Task directions >>
Output all the entries word for word. Omit the pictures.

── Supplied data

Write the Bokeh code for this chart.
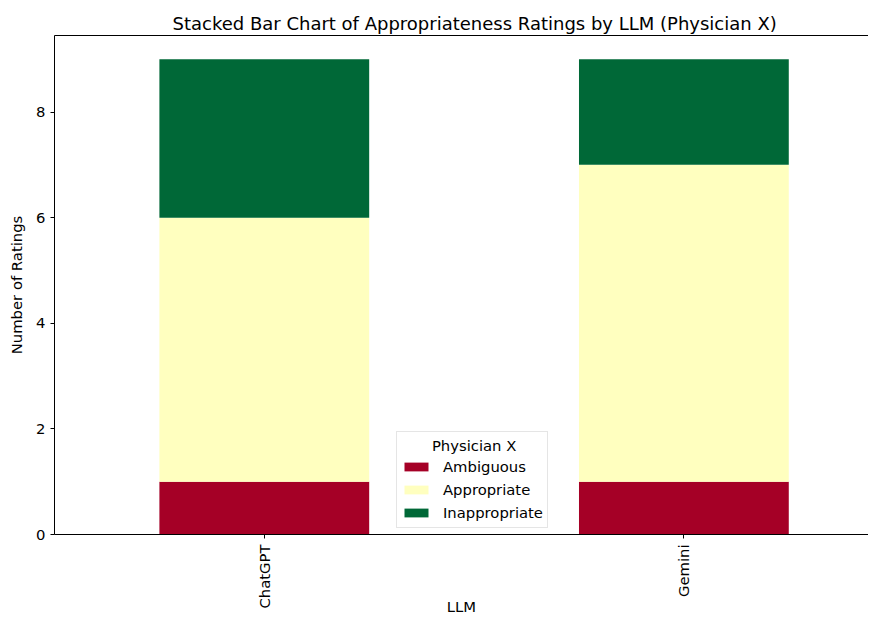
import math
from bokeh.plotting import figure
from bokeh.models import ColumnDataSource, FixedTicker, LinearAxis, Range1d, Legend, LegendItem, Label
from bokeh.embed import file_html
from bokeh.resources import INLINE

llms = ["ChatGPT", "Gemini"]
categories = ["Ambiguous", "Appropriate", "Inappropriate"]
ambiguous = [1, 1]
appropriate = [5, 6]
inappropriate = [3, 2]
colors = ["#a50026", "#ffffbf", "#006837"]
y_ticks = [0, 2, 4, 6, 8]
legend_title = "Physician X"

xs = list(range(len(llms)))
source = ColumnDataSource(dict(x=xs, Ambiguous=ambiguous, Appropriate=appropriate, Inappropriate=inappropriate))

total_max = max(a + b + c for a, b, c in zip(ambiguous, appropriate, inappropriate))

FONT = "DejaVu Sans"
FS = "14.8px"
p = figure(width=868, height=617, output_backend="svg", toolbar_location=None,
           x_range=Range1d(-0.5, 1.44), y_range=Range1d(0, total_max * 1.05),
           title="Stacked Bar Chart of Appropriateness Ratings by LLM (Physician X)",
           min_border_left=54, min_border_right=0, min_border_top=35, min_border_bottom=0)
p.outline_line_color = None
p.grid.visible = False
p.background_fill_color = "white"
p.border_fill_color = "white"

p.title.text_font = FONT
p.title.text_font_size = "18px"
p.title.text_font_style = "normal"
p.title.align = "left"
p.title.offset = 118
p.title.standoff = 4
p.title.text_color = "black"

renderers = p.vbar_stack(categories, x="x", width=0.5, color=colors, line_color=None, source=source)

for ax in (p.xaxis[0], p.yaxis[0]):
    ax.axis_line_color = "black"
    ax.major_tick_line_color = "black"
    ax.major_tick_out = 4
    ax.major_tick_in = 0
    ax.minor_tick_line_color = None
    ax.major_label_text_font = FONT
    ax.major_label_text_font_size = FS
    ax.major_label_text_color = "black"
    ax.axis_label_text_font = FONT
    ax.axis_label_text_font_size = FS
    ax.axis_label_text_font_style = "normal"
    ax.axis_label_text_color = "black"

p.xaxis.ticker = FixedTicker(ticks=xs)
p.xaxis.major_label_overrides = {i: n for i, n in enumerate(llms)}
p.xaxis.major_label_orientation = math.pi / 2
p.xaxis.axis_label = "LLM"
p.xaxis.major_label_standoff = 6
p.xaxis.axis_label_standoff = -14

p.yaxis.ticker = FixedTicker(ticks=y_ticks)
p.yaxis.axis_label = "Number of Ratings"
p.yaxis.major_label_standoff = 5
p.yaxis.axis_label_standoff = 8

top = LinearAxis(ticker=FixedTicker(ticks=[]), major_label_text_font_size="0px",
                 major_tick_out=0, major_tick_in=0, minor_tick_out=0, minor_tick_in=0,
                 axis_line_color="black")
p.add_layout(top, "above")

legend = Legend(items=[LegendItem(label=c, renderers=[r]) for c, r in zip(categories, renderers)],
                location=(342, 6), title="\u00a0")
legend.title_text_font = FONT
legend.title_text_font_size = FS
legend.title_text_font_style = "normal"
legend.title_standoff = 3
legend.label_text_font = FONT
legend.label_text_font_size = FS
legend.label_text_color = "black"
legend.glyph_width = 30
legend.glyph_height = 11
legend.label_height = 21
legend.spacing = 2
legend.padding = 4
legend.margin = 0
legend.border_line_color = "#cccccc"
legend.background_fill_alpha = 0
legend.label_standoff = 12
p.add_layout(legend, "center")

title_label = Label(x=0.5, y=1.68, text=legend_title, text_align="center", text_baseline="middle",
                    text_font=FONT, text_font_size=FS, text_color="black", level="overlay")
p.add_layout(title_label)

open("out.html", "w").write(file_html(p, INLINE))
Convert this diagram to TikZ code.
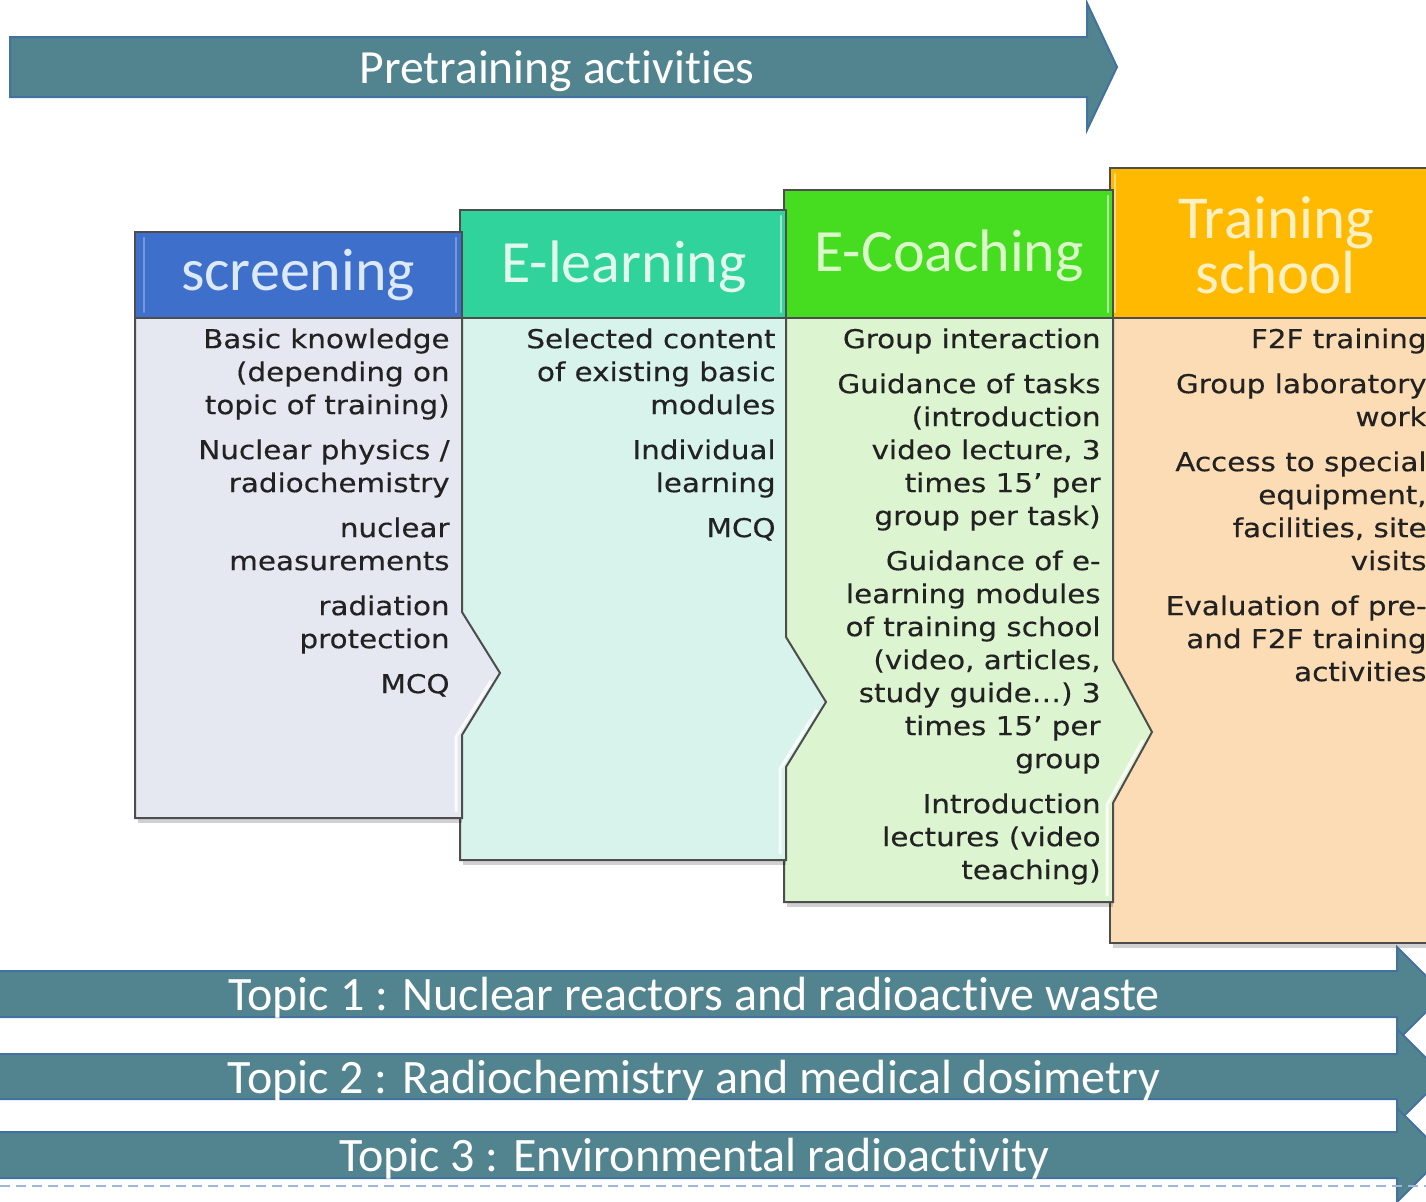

────

Task result >>
Write the Bokeh code for this chart.
import math
from bokeh.plotting import figure
from bokeh.models import ColumnDataSource, FixedTicker, LinearAxis, Range1d, Legend, LegendItem, Label
from bokeh.embed import file_html
from bokeh.resources import INLINE

llms = ["ChatGPT", "Gemini"]
categories = ["Ambiguous", "Appropriate", "Inappropriate"]
ambiguous = [1, 1]
appropriate = [5, 6]
inappropriate = [3, 2]
colors = ["#a50026", "#ffffbf", "#006837"]
y_ticks = [0, 2, 4, 6, 8]
legend_title = "Physician X"

xs = list(range(len(llms)))
source = ColumnDataSource(dict(x=xs, Ambiguous=ambiguous, Appropriate=appropriate, Inappropriate=inappropriate))

total_max = max(a + b + c for a, b, c in zip(ambiguous, appropriate, inappropriate))

FONT = "DejaVu Sans"
FS = "14.8px"
p = figure(width=868, height=617, output_backend="svg", toolbar_location=None,
           x_range=Range1d(-0.5, 1.44), y_range=Range1d(0, total_max * 1.05),
           title="Stacked Bar Chart of Appropriateness Ratings by LLM (Physician X)",
           min_border_left=54, min_border_right=0, min_border_top=35, min_border_bottom=0)
p.outline_line_color = None
p.grid.visible = False
p.background_fill_color = "white"
p.border_fill_color = "white"

p.title.text_font = FONT
p.title.text_font_size = "18px"
p.title.text_font_style = "normal"
p.title.align = "left"
p.title.offset = 118
p.title.standoff = 4
p.title.text_color = "black"

renderers = p.vbar_stack(categories, x="x", width=0.5, color=colors, line_color=None, source=source)

for ax in (p.xaxis[0], p.yaxis[0]):
    ax.axis_line_color = "black"
    ax.major_tick_line_color = "black"
    ax.major_tick_out = 4
    ax.major_tick_in = 0
    ax.minor_tick_line_color = None
    ax.major_label_text_font = FONT
    ax.major_label_text_font_size = FS
    ax.major_label_text_color = "black"
    ax.axis_label_text_font = FONT
    ax.axis_label_text_font_size = FS
    ax.axis_label_text_font_style = "normal"
    ax.axis_label_text_color = "black"

p.xaxis.ticker = FixedTicker(ticks=xs)
p.xaxis.major_label_overrides = {i: n for i, n in enumerate(llms)}
p.xaxis.major_label_orientation = math.pi / 2
p.xaxis.axis_label = "LLM"
p.xaxis.major_label_standoff = 6
p.xaxis.axis_label_standoff = -14

p.yaxis.ticker = FixedTicker(ticks=y_ticks)
p.yaxis.axis_label = "Number of Ratings"
p.yaxis.major_label_standoff = 5
p.yaxis.axis_label_standoff = 8

top = LinearAxis(ticker=FixedTicker(ticks=[]), major_label_text_font_size="0px",
                 major_tick_out=0, major_tick_in=0, minor_tick_out=0, minor_tick_in=0,
                 axis_line_color="black")
p.add_layout(top, "above")

legend = Legend(items=[LegendItem(label=c, renderers=[r]) for c, r in zip(categories, renderers)],
                location=(342, 6), title="\u00a0")
legend.title_text_font = FONT
legend.title_text_font_size = FS
legend.title_text_font_style = "normal"
legend.title_standoff = 3
legend.label_text_font = FONT
legend.label_text_font_size = FS
legend.label_text_color = "black"
legend.glyph_width = 30
legend.glyph_height = 11
legend.label_height = 21
legend.spacing = 2
legend.padding = 4
legend.margin = 0
legend.border_line_color = "#cccccc"
legend.background_fill_alpha = 0
legend.label_standoff = 12
p.add_layout(legend, "center")

title_label = Label(x=0.5, y=1.68, text=legend_title, text_align="center", text_baseline="middle",
                    text_font=FONT, text_font_size=FS, text_color="black", level="overlay")
p.add_layout(title_label)

open("out.html", "w").write(file_html(p, INLINE))
Convert this diagram to TikZ code.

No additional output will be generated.